Scan the data below. Pull out each line where "this" occurs.

* [Records from a data collection]

::::::

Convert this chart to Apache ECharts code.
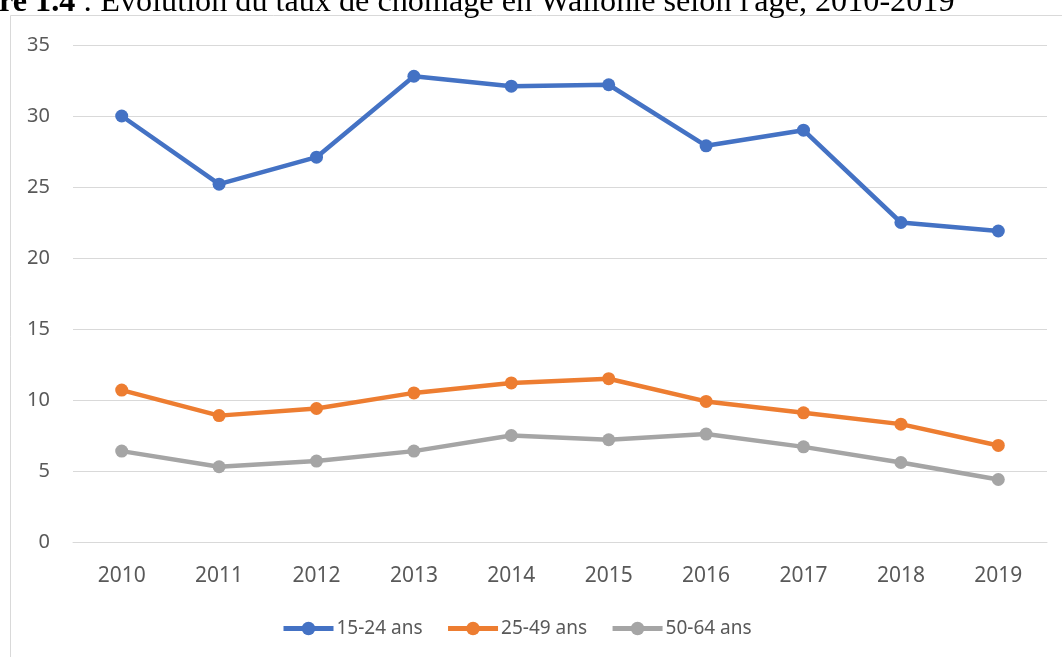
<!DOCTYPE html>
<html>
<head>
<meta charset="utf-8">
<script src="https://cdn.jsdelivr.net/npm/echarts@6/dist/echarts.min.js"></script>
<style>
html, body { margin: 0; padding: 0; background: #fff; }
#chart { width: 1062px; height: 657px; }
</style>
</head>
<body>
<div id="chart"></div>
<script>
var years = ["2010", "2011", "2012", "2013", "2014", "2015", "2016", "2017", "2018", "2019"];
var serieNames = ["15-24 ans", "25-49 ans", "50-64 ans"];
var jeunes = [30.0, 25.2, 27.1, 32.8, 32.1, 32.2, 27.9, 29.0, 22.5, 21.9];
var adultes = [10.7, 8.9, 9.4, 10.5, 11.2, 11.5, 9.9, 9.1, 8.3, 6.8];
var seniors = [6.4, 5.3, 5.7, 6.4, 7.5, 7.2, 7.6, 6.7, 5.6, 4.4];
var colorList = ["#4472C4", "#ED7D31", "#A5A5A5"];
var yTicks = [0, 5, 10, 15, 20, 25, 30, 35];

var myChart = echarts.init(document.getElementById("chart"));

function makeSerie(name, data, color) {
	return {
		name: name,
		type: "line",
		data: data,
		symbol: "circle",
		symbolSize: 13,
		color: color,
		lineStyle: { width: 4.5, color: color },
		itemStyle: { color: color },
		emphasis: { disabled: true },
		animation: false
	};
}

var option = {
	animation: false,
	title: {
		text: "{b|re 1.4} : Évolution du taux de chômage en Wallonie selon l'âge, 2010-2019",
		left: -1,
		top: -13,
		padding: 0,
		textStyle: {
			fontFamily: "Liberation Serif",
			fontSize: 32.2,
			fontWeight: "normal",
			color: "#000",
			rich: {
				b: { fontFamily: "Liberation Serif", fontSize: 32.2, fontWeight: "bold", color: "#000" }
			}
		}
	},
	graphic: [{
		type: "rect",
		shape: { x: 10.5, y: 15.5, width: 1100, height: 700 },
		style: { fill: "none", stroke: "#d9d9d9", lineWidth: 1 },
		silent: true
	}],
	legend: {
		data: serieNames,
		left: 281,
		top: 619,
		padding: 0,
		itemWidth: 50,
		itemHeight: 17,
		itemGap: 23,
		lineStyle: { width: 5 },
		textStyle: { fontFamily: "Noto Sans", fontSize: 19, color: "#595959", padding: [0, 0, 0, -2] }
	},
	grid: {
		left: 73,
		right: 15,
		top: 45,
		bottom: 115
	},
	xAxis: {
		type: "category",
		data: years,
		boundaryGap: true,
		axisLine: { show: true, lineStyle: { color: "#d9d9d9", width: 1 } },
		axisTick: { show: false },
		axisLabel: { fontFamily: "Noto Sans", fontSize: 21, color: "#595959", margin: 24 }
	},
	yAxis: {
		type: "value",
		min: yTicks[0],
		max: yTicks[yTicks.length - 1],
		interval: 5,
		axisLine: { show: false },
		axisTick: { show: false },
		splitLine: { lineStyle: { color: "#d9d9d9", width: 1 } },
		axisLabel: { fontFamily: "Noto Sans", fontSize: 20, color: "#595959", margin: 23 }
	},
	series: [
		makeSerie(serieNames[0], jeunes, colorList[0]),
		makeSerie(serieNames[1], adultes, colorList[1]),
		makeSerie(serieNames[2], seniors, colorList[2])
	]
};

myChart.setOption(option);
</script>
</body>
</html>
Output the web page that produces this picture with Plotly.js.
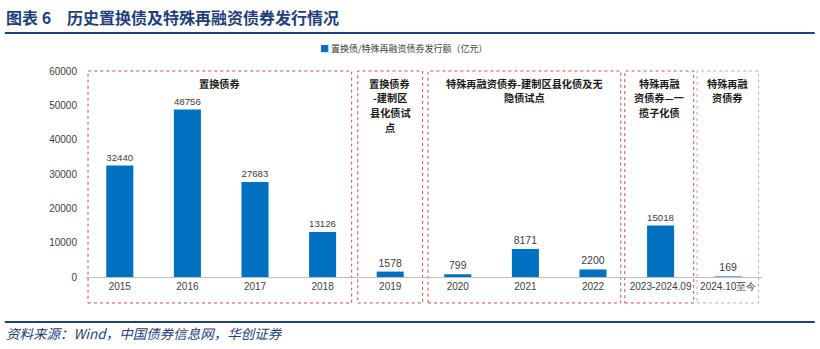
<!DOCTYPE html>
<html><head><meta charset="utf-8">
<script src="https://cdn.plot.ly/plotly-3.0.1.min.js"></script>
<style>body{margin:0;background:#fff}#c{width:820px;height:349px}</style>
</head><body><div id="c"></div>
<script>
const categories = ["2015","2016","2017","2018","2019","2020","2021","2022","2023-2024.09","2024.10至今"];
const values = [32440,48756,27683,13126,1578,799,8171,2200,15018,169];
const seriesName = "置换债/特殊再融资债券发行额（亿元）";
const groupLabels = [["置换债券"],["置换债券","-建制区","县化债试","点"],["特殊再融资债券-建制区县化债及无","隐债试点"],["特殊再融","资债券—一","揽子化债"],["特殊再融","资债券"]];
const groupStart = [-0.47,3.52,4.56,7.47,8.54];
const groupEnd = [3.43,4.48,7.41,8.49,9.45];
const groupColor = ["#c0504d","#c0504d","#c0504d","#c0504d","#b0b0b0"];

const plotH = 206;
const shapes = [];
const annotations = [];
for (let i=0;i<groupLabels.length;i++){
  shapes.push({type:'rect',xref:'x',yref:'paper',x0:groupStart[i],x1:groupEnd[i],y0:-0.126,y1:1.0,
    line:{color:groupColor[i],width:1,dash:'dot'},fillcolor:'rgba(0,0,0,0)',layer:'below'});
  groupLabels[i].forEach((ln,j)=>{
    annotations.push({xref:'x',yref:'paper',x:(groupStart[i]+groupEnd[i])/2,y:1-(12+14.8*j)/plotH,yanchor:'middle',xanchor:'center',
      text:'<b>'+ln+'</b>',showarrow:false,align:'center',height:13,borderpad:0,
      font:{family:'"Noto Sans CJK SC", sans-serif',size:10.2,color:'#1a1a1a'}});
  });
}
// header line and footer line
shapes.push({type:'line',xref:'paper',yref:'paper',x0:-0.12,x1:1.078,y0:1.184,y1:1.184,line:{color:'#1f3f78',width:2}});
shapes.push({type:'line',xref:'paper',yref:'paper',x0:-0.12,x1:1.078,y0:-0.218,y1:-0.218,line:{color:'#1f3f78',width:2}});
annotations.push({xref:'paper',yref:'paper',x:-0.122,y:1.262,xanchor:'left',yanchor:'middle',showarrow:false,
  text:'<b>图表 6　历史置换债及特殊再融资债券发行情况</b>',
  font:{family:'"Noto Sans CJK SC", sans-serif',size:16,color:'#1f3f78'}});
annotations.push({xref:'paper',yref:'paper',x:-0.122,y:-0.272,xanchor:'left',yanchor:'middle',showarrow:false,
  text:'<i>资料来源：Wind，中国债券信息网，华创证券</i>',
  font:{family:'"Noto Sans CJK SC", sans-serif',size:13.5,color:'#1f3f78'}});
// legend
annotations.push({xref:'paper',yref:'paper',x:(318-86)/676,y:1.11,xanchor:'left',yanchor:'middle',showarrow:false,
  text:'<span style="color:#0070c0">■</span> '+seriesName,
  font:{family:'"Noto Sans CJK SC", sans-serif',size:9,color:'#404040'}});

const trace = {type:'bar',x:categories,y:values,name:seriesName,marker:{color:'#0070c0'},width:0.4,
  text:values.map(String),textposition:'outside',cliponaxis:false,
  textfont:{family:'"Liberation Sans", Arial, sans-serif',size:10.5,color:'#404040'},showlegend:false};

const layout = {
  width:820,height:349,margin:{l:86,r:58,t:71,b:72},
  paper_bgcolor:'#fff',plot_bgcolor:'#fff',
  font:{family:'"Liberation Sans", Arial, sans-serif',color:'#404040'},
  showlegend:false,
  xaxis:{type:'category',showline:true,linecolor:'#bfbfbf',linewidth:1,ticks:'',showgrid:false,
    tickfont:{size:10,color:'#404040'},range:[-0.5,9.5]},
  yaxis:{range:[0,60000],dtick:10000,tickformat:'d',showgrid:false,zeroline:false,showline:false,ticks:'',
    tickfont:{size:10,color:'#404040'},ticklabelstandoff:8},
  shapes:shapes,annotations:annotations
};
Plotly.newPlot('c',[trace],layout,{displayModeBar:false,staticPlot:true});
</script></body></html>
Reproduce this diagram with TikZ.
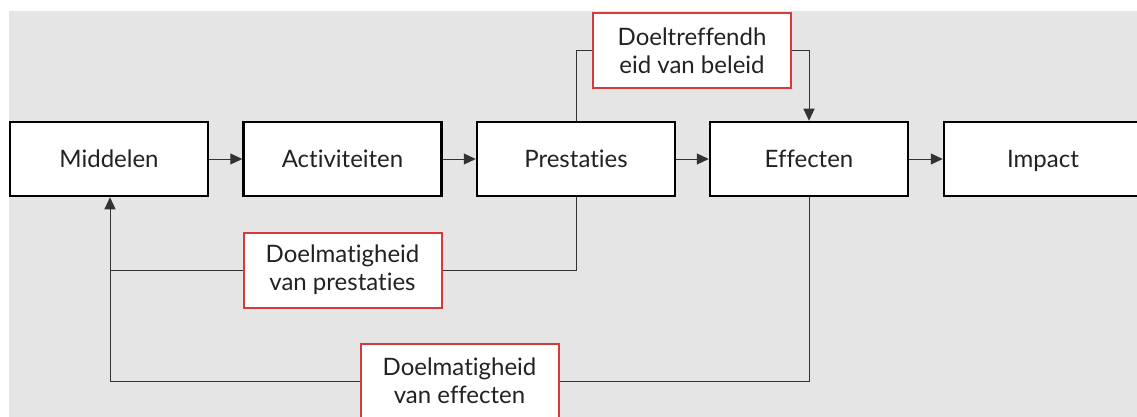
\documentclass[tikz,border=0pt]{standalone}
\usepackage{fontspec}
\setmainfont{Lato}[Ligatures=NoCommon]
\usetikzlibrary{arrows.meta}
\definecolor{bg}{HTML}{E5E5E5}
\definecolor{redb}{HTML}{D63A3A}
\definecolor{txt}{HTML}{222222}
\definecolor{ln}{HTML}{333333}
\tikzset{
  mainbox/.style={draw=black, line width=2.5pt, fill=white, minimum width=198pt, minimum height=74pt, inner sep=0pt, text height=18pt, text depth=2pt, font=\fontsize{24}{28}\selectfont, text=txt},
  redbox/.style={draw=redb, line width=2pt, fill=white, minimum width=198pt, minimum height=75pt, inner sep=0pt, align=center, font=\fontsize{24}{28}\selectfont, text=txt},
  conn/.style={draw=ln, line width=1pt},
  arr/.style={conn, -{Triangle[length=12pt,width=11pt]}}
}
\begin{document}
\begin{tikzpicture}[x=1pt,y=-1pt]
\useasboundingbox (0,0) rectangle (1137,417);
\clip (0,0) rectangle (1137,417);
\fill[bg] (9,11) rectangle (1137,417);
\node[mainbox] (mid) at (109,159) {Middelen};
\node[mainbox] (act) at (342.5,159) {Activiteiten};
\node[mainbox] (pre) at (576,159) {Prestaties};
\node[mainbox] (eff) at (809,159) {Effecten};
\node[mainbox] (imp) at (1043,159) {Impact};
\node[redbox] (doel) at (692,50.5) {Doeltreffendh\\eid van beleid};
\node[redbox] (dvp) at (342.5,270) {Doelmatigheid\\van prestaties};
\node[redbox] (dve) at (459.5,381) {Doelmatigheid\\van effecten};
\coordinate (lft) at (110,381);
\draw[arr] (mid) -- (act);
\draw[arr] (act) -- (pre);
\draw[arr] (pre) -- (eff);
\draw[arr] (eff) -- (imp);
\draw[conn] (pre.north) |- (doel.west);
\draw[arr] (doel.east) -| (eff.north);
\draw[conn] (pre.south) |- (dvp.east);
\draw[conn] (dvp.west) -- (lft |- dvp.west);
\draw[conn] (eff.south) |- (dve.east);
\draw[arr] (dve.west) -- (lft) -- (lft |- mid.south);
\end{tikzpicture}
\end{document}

::::::

* [Completed task]
Convert this chart to Apache ECharts code.
Output the web page that produces this picture with Plotly.js.
Reproduce this diagram with TikZ.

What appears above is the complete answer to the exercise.